**Aim of the task**. Print the lines of the data, starting with the first, up to and including the line where "py = dots * uy" appears.

**Material**.
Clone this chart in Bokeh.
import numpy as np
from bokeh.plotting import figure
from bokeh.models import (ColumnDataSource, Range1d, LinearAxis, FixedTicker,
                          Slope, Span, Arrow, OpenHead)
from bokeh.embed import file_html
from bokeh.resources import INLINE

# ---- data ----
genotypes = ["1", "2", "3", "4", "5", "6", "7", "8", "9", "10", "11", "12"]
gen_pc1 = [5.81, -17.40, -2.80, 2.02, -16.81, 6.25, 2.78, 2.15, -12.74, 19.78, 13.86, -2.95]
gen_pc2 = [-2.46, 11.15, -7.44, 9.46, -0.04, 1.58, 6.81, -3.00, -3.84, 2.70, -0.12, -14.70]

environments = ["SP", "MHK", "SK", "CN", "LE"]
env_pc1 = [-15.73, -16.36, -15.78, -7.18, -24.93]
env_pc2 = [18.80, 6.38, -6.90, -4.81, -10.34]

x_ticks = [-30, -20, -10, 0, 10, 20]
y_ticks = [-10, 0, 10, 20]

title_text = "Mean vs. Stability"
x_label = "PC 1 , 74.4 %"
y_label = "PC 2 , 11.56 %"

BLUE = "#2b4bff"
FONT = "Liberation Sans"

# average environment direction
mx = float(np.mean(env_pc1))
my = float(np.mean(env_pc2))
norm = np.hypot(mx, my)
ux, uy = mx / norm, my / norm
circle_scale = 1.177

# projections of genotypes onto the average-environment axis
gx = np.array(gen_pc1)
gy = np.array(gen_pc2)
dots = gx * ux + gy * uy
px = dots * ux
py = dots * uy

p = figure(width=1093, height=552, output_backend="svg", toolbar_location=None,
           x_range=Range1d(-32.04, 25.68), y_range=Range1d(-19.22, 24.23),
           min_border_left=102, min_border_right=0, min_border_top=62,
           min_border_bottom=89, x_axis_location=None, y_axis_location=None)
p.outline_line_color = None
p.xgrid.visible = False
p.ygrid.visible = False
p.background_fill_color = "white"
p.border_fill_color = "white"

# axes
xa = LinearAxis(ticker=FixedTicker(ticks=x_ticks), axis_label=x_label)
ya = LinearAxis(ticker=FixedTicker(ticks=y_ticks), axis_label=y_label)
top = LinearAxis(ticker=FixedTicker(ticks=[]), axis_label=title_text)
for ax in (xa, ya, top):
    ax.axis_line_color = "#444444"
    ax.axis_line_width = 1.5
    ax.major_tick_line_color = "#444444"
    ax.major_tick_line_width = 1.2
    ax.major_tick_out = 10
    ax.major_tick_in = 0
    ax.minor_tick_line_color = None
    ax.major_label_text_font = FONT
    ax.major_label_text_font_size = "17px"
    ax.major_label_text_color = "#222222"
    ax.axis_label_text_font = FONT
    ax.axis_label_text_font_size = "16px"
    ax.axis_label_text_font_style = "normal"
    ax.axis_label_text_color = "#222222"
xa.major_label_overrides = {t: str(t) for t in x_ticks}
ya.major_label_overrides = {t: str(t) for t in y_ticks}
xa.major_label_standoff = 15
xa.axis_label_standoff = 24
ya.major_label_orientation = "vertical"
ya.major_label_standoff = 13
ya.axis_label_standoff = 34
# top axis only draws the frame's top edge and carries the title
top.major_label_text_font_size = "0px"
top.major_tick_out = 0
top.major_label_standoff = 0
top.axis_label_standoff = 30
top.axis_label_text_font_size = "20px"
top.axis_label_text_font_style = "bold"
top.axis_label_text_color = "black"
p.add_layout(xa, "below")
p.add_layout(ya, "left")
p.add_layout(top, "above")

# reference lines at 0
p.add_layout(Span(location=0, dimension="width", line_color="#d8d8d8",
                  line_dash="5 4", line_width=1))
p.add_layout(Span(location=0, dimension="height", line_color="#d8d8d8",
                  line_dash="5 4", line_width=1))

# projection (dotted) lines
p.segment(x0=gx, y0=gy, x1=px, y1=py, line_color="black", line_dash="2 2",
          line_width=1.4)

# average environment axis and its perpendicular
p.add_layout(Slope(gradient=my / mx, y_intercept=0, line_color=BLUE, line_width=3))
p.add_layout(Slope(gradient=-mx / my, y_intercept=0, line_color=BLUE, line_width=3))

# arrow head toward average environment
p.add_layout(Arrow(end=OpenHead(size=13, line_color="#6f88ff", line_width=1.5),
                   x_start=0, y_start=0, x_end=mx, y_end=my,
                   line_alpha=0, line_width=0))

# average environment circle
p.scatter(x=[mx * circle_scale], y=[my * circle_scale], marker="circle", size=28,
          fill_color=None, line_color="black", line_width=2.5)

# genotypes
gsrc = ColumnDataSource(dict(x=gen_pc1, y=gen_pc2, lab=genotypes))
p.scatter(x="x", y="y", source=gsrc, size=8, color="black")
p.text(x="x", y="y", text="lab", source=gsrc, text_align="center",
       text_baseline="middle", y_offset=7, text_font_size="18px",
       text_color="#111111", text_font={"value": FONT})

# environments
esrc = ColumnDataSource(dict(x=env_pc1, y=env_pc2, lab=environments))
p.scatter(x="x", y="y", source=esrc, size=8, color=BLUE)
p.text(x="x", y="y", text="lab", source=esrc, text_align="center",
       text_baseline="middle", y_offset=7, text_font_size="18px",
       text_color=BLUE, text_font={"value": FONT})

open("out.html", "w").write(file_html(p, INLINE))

**Written solution**.
Clone this chart in Bokeh.
import numpy as np
from bokeh.plotting import figure
from bokeh.models import (ColumnDataSource, Range1d, LinearAxis, FixedTicker,
                          Slope, Span, Arrow, OpenHead)
from bokeh.embed import file_html
from bokeh.resources import INLINE

# ---- data ----
genotypes = ["1", "2", "3", "4", "5", "6", "7", "8", "9", "10", "11", "12"]
gen_pc1 = [5.81, -17.40, -2.80, 2.02, -16.81, 6.25, 2.78, 2.15, -12.74, 19.78, 13.86, -2.95]
gen_pc2 = [-2.46, 11.15, -7.44, 9.46, -0.04, 1.58, 6.81, -3.00, -3.84, 2.70, -0.12, -14.70]

environments = ["SP", "MHK", "SK", "CN", "LE"]
env_pc1 = [-15.73, -16.36, -15.78, -7.18, -24.93]
env_pc2 = [18.80, 6.38, -6.90, -4.81, -10.34]

x_ticks = [-30, -20, -10, 0, 10, 20]
y_ticks = [-10, 0, 10, 20]

title_text = "Mean vs. Stability"
x_label = "PC 1 , 74.4 %"
y_label = "PC 2 , 11.56 %"

BLUE = "#2b4bff"
FONT = "Liberation Sans"

# average environment direction
mx = float(np.mean(env_pc1))
my = float(np.mean(env_pc2))
norm = np.hypot(mx, my)
ux, uy = mx / norm, my / norm
circle_scale = 1.177

# projections of genotypes onto the average-environment axis
gx = np.array(gen_pc1)
gy = np.array(gen_pc2)
dots = gx * ux + gy * uy
px = dots * ux
py = dots * uy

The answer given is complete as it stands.